Aug-09-2011, 12:26am
My band played our regular Monday night gig last week, Jerry's birthday, and I made a point of wearing a black T-shirt. I also suggested to the guitarist and lead singer we do a Dead song as a tribute (we do "Truckin'" and "Friend Of The Devil," neither all that often, so they were due for a turn anyway). Before we started I told the crowd we were dedicating the show to the memory of Jerry Garcia, and "tonight's show is brought to you by the letter J" - and he added "and the number 69," which is how old he would have been. Nice pickup there, especially from a thirty-something guy. But somehow neither came up. :(

So tonight I wore a black T-shirt again, hoping to work in a song to commemorate his passing. As it turned out, about 20 minutes before the end I was just about to suggest this when a kid came up tipped us, and requested a Dead song. Perfect. So we launched into "Truckin'." Had a good time with it, quoted "Dark Star" like I usually try to do, and sent some of that wonder-filled music on out to the night air, and hopefully some echoes landed within earshot of his spirit. I can only hope. :mandosmiley:

William Smith
Aug-09-2011, 3:47am
I was at work when I got the tragic news,,,very bummed,,I just seen em a little bit back at the Pittsburgh "Rain Show",I think they had 2 showes after that and it was over!,whoever was there at that concert can't deney the power of the Dead! They made it rain! Billy:grin:

Ronny Stecher
Aug-17-2011, 8:46pm
Did any politicians wish him a Happy Birthday?.......

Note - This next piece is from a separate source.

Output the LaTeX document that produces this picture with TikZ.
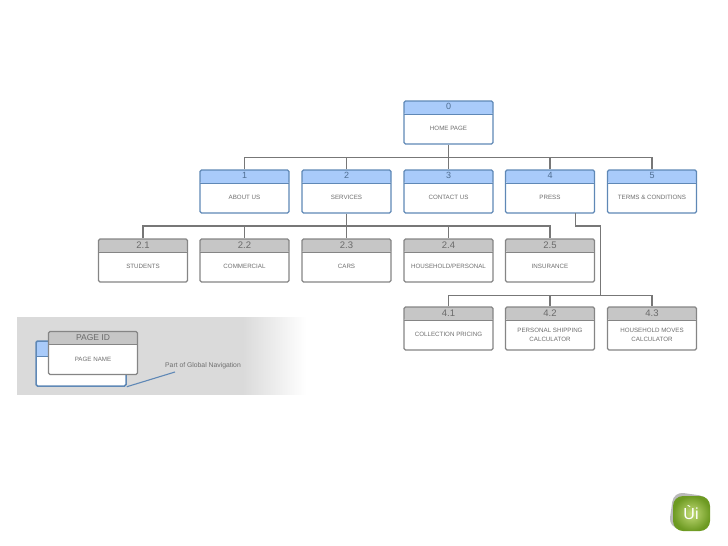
\documentclass[tikz,border=0pt]{standalone}
\usepackage{fontspec}
\setmainfont{Liberation Sans}
\definecolor{bluehead}{HTML}{A9CBFA}
\definecolor{blueline}{HTML}{5F88B6}
\definecolor{grayhead}{HTML}{C6C6C6}
\definecolor{grayline}{HTML}{858585}
\definecolor{connline}{HTML}{777777}
\definecolor{idblue}{HTML}{4F6E92}
\definecolor{idgray}{HTML}{6A6A6A}
\definecolor{labeltext}{HTML}{6E6E6E}
\definecolor{band}{HTML}{DADADA}
\definecolor{logogreen}{HTML}{A9CC3E}
\definecolor{logodark}{HTML}{6D9A22}
\pgfdeclarehorizontalshading{bandfade}{100bp}{color(0bp)=(band); color(64bp)=(band); color(75bp)=(white); color(100bp)=(white)}
\tikzset{
  pagebox/.style n args={3}{draw=#2, line width=1.3pt, rounded corners=1.5pt, fill=white,
    minimum width=89pt, minimum height=43pt, inner sep=0pt,
    path picture={
      \fill[#1] (path picture bounding box.north west) rectangle ([yshift=-#3]path picture bounding box.north east);
      \draw[#2, line width=0.9pt] ([yshift=-#3]path picture bounding box.north west) -- ([yshift=-#3]path picture bounding box.north east);
    }},
  bluebox/.style={pagebox={bluehead}{blueline}{13pt}},
  graybox/.style={pagebox={grayhead}{grayline}{13pt}},
  idblue/.style={text=idblue, font=\fontsize{9}{10}\selectfont, inner sep=0pt},
  idgray/.style={text=idgray, font=\fontsize{9.5}{10}\selectfont, inner sep=0pt},
  pagename/.style={text=labeltext, font=\fontsize{6.2}{9}\selectfont, align=center, inner sep=0pt},
  conn/.style={draw=connline, line width=1.2pt},
}
\newcommand{\pgbox}[6]{%
  \node[#4] (#1) at (#2,#3) {};
  \node[id#5] (#1id) at ([yshift=-6.5pt]#1.north) {\pgid};
  \node[pagename] (#1name) at ([yshift=-6pt]#1.center) {#6};
}
\newcommand{\mybox}[7]{\def\pgid{#6}\pgbox{#1}{#2}{#3}{#4}{#5}{#7}}
\begin{document}
\begin{tikzpicture}[x=1pt,y=-1pt]
\useasboundingbox (0,0) rectangle (728,546);
% legend band
\shade[shading=bandfade, draw=none] (17,317) rectangle (306,394);
% hierarchy
\mybox{home}{448.5}{122.5}{bluebox}{blue}{0}{HOME PAGE}
\mybox{a}{244.5}{191.5}{bluebox}{blue}{1}{ABOUT US}
\mybox{b}{346.5}{191.5}{bluebox}{blue}{2}{SERVICES}
\mybox{c}{448.5}{191.5}{bluebox}{blue}{3}{CONTACT US}
\mybox{d}{550}{191.5}{bluebox}{blue}{4}{PRESS}
\mybox{e}{652}{191.5}{bluebox}{blue}{5}{TERMS \& CONDITIONS}
\mybox{ba}{143}{260.5}{graybox}{gray}{2.1}{STUDENTS}
\mybox{bb}{244.5}{260.5}{graybox}{gray}{2.2}{COMMERCIAL}
\mybox{bc}{346.5}{260.5}{graybox}{gray}{2.3}{CARS}
\mybox{bd}{448.5}{260.5}{graybox}{gray}{2.4}{HOUSEHOLD/PERSONAL}
\mybox{be}{550}{260.5}{graybox}{gray}{2.5}{INSURANCE}
\mybox{da}{448.5}{328.5}{graybox}{gray}{4.1}{COLLECTION PRICING}
\mybox{db}{550}{328.5}{graybox}{gray}{4.2}{PERSONAL SHIPPING\\CALCULATOR}
\mybox{dc}{652}{328.5}{graybox}{gray}{4.3}{HOUSEHOLD MOVES\\CALCULATOR}
% connectors
\coordinate (busone) at (448.5,157.5);
\coordinate (bustwo) at (346.5,226);
\coordinate (busthree) at (600.5,295.5);
\coordinate (pressout) at (575.5,213);
\coordinate (pressturn) at (600.5,226);
\draw[conn] (home.south) -- (c.north);
\draw[conn] (a.north) |- (busone) -| (e.north);
\draw[conn] (b.north) |- (busone);
\draw[conn] (d.north) |- (busone);
\draw[conn] (b.south) -- (bc.north);
\draw[conn] (ba.north) |- (bustwo) -| (be.north);
\draw[conn] (bb.north) |- (bustwo);
\draw[conn] (bd.north) |- (bustwo);
\draw[conn] (pressout) |- (pressturn) -- (busthree);
\draw[conn] (da.north) |- (busthree) -| (dc.north);
\draw[conn] (db.north) |- (busthree);
% legend
\node[pagebox={bluehead}{blueline}{15pt}, minimum width=90pt, minimum height=45pt, line width=1.5pt] (legblue) at (81,363.5) {};
\node[graybox] (leggray) at (93,353) {};
\node[text=idgray, font=\fontsize{8.5}{10}\selectfont, inner sep=0pt] (legid) at ([yshift=-6.5pt]leggray.north) {PAGE ID};
\node[pagename] (legname) at ([yshift=-6pt]leggray.center) {PAGE NAME};
\node[text=labeltext, font=\fontsize{6.8}{8}\selectfont, inner sep=0pt] (note) at (203,366) {Part of Global Navigation};
\coordinate (noteend) at (175,372);
\draw[blueline, line width=1.1pt] (legblue.south east) -- (noteend);
% logo
\fill[gray!55, rounded corners=10pt, rotate around={-8:(689,512)}] (671,494) rectangle (707,530);
\shade[inner color=logogreen!70!white, outer color=logodark, rounded corners=10pt] (673,496) rectangle (710,531);
\node[text=white, font=\fontsize{16}{16}\selectfont, inner sep=0pt] (logo) at (691,513) {Ùi};
\end{tikzpicture}
\end{document}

Ripple rehearsal with The Dawg

Aug-17-2011, 9:06pm
I took a few Bluegrass Banjo lesson from Mr Garcia in Palo Alto in 1961 or so.
He taught at the Dana Morgan music store in Palo Alto CA.
At that time he had not (nor had I) experimented with drugs yet.
I don't recall speaking to him about Rock music during that time.
Garcia was swept away by American roots music then and particularly Earl Scruggs and Billy Ray from the "Colonels".
I never stuck with the banjo and it wasn't until several years later that I realized that the guy in The Grateful Dead had been my banjo teacher.